• WORK TO BE COMPLETED
Pictures stay out of the copy; restate everything else in the material exactly.

==================================================

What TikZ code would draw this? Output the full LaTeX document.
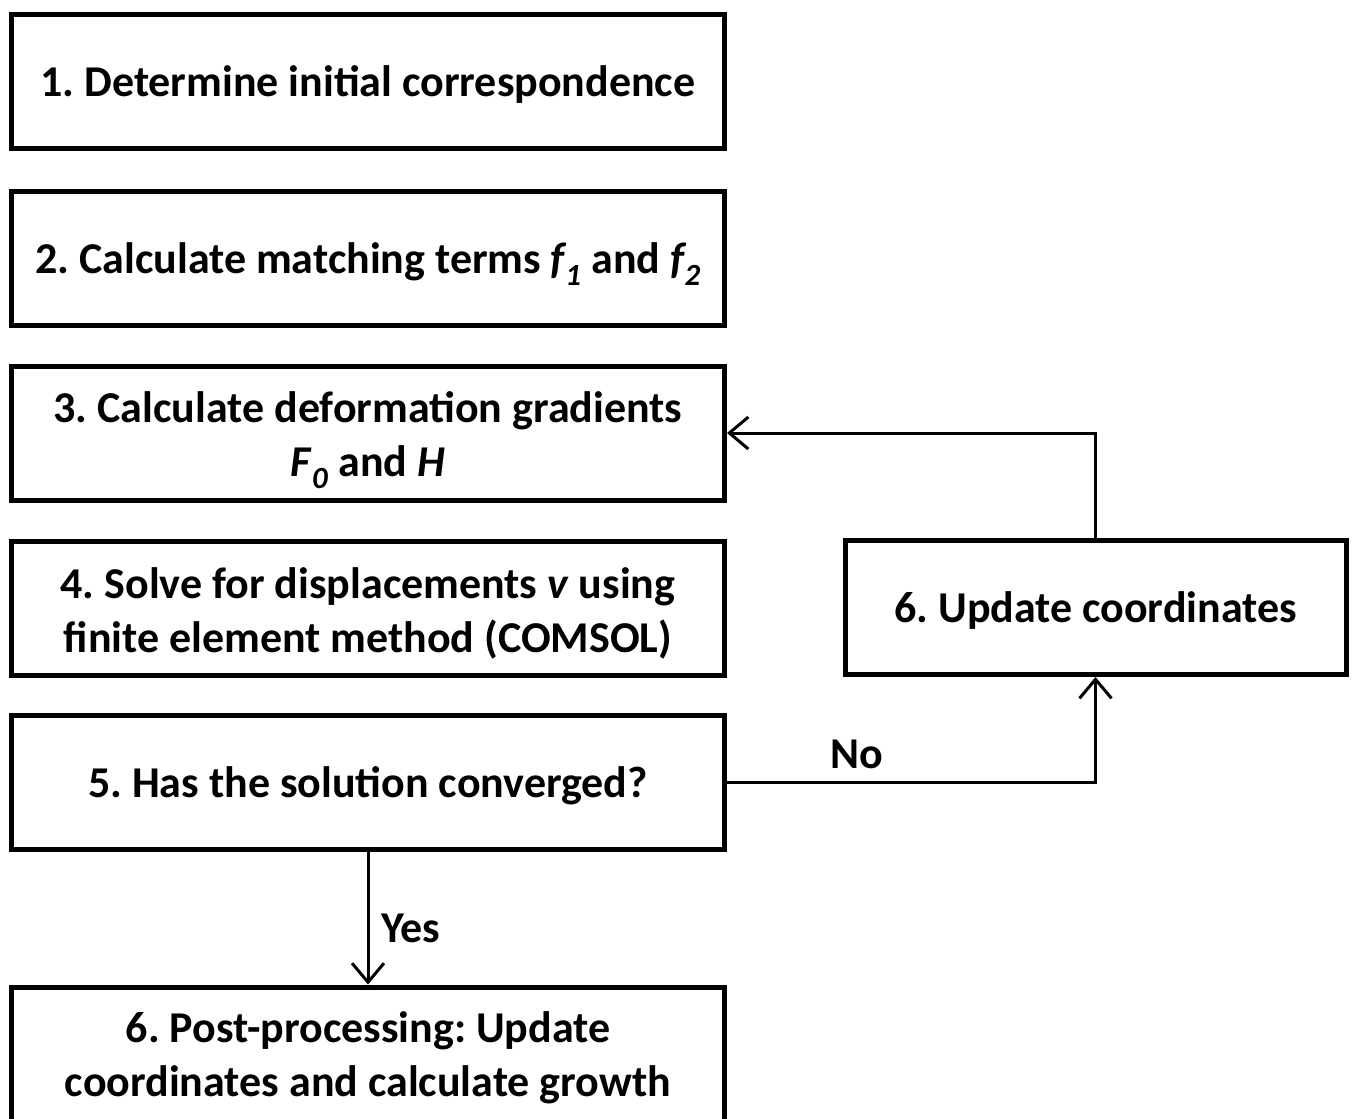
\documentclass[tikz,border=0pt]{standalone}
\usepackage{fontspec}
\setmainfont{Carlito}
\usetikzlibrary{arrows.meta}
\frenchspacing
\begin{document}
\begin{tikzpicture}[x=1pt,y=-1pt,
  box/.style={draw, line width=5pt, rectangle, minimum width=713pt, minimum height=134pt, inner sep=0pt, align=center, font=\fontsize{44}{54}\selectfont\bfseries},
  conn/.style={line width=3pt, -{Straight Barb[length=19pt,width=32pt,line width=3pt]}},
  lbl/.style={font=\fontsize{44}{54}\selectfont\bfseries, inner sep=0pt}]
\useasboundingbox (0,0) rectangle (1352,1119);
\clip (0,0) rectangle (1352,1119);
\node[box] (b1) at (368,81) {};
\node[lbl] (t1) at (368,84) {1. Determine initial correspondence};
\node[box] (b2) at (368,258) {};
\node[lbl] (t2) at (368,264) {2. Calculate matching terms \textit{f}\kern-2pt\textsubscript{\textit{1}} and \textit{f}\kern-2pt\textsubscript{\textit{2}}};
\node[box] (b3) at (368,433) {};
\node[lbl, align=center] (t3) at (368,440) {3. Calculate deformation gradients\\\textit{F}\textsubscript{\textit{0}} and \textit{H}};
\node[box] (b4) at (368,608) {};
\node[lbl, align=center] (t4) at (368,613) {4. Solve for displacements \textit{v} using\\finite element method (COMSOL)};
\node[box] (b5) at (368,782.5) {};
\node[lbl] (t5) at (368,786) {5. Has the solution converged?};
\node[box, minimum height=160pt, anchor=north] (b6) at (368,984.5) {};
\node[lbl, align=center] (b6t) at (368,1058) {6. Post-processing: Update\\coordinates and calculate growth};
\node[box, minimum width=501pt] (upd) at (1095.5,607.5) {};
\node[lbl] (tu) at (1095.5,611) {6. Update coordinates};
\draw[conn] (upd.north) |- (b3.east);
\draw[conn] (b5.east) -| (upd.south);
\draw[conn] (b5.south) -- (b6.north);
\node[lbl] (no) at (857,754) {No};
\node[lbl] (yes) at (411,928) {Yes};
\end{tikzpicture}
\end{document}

==================================================

• ANSWER BELOW
What TikZ code would draw this? Output the full LaTeX document.
\documentclass[tikz,border=0pt]{standalone}
\usepackage{fontspec}
\setmainfont{Carlito}
\usetikzlibrary{arrows.meta}
\frenchspacing
\begin{document}
\begin{tikzpicture}[x=1pt,y=-1pt,
  box/.style={draw, line width=5pt, rectangle, minimum width=713pt, minimum height=134pt, inner sep=0pt, align=center, font=\fontsize{44}{54}\selectfont\bfseries},
  conn/.style={line width=3pt, -{Straight Barb[length=19pt,width=32pt,line width=3pt]}},
  lbl/.style={font=\fontsize{44}{54}\selectfont\bfseries, inner sep=0pt}]
\useasboundingbox (0,0) rectangle (1352,1119);
\clip (0,0) rectangle (1352,1119);
\node[box] (b1) at (368,81) {};
\node[lbl] (t1) at (368,84) {1. Determine initial correspondence};
\node[box] (b2) at (368,258) {};
\node[lbl] (t2) at (368,264) {2. Calculate matching terms \textit{f}\kern-2pt\textsubscript{\textit{1}} and \textit{f}\kern-2pt\textsubscript{\textit{2}}};
\node[box] (b3) at (368,433) {};
\node[lbl, align=center] (t3) at (368,440) {3. Calculate deformation gradients\\\textit{F}\textsubscript{\textit{0}} and \textit{H}};
\node[box] (b4) at (368,608) {};
\node[lbl, align=center] (t4) at (368,613) {4. Solve for displacements \textit{v} using\\finite element method (COMSOL)};
\node[box] (b5) at (368,782.5) {};
\node[lbl] (t5) at (368,786) {5. Has the solution converged?};
\node[box, minimum height=160pt, anchor=north] (b6) at (368,984.5) {};
\node[lbl, align=center] (b6t) at (368,1058) {6. Post-processing: Update\\coordinates and calculate growth};
\node[box, minimum width=501pt] (upd) at (1095.5,607.5) {};
\node[lbl] (tu) at (1095.5,611) {6. Update coordinates};
\draw[conn] (upd.north) |- (b3.east);
\draw[conn] (b5.east) -| (upd.south);
\draw[conn] (b5.south) -- (b6.north);
\node[lbl] (no) at (857,754) {No};
\node[lbl] (yes) at (411,928) {Yes};
\end{tikzpicture}
\end{document}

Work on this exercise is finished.